De jeunes galeristes réussissent à émerger

«En 2004, nous n'avions pratiquement rien vendu, et nous n'étions pas les seuls, à quelques exceptions près. Cette année, c'est tout à fait l'inverse», se félicite Jean Frémon, directeur de la galerie Lelong, présente à Paris, New York et Zurich. Il a enregistré environ un million d'euros de ventes à la Fiac (Foire internationale d'art contemporain). «Paris s'était endormi sur ses lauriers et a mis du temps à réagir, mais le redémarrage est en cours, il y a une vaste marge de progression», estime Martin Guénet, responsable des ventes d'art contemporain chez Artcurial. Aux chiffres – cruels – des ventes publiques, il faut aussi additionner l'activité des galeries, inquantifiable. Signe du renouveau, de jeunes galeristes émergent. Parfois hors des sentiers battus, comme Grégoire Maisonneuve, 30 ans, qui s'est installé près du Père-Lachaise, dans le XXe arrondissement parisien.

Et si l'exception française avait du bon ? «Il faut arrêter de s'en plaindre, de se complaire dans une autocritique néfaste, et voir les avantages de la situation : nous ne sommes pas soumis à la starisation, à la spéculation, aux diktats du marché», positive Grégoire Maisonneuve. Avec ses artistes qui n'ont pas la grosse tête, il peut offrir des oeuvres accessibles (entre 500 et 10 000 euros) à de jeunes collectionneurs, moins fortunés que les golden boys de Londres ou de New York, appelés à devenir les mécènes de demain.

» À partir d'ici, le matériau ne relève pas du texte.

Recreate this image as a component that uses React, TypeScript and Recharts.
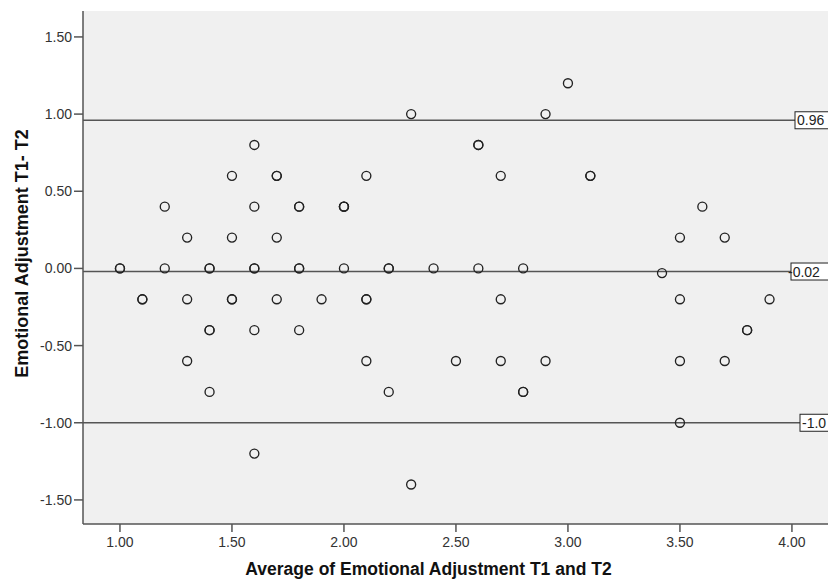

Couronnant cet optimisme retrouvé, la visite de Dominique de Villepin à la Fiac a mis du baume au coeur des spécialistes. Souhaitant «refaire de la France l'un des foyers les plus vivants de la création contemporaine», le premier ministre a annoncé des mesures, notamment fiscales (sur les revenus des artistes, la transmission d'oeuvres d'art, le mécénat). «Je ne suis pas sûr d'avoir vu ça depuis Pompidou», s'enthousiasme Martin Bethenod. D'autres invoquent même Malraux, dont l'action au ministère de la Culture à la fin des années 50 n'a pas été sans lien avec l'émergence des nouveaux réalistes, dont Arman.